*Work instructions*. In the listing below, find the line with "plt.rcParams['mathtext.bf'] = 'Liberation", then repeat exactly every line from the top through that one.

┌──

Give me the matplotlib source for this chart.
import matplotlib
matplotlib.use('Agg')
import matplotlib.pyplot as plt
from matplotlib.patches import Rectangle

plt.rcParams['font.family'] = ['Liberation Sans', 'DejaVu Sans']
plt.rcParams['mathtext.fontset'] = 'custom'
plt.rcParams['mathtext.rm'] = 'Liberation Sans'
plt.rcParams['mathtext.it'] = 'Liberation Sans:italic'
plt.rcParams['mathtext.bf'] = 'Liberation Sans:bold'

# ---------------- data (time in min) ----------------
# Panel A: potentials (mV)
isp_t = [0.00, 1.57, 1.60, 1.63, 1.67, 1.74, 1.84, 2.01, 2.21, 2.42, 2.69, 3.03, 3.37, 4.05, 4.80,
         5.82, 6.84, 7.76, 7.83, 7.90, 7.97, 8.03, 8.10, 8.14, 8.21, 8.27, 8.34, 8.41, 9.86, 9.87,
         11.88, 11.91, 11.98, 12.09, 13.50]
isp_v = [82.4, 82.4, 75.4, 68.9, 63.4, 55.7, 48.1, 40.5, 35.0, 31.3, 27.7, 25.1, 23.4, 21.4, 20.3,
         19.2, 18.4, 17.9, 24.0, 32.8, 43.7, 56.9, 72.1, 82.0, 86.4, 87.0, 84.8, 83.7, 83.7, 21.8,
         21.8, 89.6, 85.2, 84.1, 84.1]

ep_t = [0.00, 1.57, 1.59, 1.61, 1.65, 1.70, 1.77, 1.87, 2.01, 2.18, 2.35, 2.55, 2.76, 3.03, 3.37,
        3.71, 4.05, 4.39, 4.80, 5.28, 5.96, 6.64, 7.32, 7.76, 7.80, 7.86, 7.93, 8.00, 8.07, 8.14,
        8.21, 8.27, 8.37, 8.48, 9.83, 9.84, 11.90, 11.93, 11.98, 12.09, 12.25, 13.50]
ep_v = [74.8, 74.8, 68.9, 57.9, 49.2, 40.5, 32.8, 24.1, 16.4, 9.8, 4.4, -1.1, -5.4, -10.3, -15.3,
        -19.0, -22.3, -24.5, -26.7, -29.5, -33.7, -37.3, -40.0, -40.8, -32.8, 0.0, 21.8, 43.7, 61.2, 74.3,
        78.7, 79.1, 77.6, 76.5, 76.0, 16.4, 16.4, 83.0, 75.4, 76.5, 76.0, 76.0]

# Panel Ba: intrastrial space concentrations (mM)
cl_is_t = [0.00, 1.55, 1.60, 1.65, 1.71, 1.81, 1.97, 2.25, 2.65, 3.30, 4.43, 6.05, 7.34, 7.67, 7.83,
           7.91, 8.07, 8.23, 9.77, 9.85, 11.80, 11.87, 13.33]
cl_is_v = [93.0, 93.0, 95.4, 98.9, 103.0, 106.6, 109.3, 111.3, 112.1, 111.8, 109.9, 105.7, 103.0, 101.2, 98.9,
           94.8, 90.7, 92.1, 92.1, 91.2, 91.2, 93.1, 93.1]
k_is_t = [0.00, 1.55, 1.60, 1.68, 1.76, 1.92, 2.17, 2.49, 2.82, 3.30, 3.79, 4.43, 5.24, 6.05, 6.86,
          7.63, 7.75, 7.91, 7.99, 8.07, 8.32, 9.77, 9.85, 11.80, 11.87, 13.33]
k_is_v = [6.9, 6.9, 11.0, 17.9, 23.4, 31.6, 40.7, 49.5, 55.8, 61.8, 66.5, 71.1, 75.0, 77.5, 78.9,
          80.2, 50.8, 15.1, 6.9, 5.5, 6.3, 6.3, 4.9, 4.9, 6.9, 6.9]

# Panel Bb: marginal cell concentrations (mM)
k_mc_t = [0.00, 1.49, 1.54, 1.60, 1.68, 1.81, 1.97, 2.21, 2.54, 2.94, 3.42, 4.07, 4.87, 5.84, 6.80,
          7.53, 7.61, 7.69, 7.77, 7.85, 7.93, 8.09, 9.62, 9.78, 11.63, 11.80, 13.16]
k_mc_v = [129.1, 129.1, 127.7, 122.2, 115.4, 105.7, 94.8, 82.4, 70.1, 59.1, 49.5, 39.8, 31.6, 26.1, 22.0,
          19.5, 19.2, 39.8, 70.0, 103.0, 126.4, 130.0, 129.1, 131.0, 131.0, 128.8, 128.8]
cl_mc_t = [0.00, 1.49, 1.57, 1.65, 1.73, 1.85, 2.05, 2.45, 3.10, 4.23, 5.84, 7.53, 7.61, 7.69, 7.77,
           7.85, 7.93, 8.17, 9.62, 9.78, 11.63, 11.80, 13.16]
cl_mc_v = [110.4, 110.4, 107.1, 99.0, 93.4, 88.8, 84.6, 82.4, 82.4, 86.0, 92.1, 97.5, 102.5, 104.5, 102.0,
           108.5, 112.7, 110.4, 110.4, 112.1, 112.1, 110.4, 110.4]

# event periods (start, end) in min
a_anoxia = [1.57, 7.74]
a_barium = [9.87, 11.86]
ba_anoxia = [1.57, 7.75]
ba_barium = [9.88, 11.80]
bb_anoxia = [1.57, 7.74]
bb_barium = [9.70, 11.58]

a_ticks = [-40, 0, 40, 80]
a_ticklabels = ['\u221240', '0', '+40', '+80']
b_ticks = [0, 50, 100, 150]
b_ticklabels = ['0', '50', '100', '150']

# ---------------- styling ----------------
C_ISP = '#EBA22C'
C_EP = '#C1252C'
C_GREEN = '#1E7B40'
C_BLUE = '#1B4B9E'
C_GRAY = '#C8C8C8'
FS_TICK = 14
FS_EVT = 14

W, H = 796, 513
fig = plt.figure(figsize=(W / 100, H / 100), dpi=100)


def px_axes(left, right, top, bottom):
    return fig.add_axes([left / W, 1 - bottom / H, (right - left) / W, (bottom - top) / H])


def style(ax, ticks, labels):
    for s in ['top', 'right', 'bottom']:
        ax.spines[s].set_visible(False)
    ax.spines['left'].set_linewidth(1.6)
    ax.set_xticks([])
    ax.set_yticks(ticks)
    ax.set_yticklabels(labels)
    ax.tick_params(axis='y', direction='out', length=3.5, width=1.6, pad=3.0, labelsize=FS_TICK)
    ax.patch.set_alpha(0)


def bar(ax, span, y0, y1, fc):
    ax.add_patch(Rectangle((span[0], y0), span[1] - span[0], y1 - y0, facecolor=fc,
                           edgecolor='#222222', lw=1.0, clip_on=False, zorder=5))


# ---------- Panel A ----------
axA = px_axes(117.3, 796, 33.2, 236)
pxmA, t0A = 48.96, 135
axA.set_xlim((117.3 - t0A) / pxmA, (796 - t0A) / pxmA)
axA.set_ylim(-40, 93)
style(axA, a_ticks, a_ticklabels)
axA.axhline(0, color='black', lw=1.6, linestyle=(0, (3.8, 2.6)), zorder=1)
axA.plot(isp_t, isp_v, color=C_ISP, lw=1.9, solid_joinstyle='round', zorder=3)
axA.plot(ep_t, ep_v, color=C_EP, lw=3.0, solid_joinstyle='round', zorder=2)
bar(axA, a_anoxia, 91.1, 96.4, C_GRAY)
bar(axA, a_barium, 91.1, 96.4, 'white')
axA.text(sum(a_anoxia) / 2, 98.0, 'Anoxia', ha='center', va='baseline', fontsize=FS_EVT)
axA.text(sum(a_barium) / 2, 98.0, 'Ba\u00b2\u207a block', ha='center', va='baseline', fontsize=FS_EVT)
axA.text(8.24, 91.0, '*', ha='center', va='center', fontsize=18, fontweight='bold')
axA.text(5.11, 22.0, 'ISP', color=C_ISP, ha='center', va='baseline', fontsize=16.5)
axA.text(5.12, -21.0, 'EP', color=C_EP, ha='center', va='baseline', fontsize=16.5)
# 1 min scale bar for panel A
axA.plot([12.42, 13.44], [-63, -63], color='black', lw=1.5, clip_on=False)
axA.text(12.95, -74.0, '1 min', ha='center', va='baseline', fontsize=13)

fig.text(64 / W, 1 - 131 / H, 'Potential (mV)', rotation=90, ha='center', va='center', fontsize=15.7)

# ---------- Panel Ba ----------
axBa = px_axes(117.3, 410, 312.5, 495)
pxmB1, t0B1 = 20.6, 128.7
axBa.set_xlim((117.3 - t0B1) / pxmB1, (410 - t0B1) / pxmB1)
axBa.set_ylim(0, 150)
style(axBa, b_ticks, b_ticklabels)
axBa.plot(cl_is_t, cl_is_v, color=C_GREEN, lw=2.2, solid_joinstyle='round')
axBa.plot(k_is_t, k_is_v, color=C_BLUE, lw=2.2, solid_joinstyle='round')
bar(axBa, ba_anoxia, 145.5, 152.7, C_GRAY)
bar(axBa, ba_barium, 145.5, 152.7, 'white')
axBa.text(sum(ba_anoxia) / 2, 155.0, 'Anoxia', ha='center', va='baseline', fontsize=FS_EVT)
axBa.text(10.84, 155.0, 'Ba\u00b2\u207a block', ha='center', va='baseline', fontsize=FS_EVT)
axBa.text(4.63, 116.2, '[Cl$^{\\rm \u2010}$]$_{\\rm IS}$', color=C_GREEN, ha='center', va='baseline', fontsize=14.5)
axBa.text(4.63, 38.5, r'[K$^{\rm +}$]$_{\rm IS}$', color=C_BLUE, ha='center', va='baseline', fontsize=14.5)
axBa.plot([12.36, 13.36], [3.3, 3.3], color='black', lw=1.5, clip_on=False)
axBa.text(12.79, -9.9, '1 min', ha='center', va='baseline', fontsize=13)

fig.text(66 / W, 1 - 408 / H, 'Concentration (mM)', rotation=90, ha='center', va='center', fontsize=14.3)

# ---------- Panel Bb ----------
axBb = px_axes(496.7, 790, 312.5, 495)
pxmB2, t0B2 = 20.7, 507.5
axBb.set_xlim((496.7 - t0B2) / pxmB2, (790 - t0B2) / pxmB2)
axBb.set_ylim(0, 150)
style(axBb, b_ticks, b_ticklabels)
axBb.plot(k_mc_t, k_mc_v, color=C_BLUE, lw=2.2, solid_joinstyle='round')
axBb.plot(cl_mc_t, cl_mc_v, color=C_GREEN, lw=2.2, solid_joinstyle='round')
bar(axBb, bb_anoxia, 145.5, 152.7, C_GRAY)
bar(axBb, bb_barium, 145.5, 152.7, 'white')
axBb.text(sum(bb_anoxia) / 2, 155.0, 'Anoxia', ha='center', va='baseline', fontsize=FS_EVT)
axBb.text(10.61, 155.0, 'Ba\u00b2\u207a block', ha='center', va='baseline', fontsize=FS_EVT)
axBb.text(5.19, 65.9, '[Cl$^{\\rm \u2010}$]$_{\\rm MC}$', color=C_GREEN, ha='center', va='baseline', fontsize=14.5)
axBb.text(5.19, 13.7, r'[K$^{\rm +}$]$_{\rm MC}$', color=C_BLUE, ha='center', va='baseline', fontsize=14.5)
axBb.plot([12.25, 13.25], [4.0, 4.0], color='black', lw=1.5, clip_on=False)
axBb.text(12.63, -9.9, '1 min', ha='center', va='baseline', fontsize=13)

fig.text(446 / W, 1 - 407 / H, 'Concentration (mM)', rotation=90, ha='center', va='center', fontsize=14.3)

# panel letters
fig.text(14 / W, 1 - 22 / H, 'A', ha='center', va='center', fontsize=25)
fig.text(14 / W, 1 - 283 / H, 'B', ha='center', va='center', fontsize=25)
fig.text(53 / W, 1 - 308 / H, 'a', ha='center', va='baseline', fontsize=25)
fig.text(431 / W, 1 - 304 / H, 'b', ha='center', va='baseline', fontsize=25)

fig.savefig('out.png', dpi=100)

└──

*Expected output*.
Give me the matplotlib source for this chart.
import matplotlib
matplotlib.use('Agg')
import matplotlib.pyplot as plt
from matplotlib.patches import Rectangle

plt.rcParams['font.family'] = ['Liberation Sans', 'DejaVu Sans']
plt.rcParams['mathtext.fontset'] = 'custom'
plt.rcParams['mathtext.rm'] = 'Liberation Sans'
plt.rcParams['mathtext.it'] = 'Liberation Sans:italic'
plt.rcParams['mathtext.bf'] = 'Liberation Sans:bold'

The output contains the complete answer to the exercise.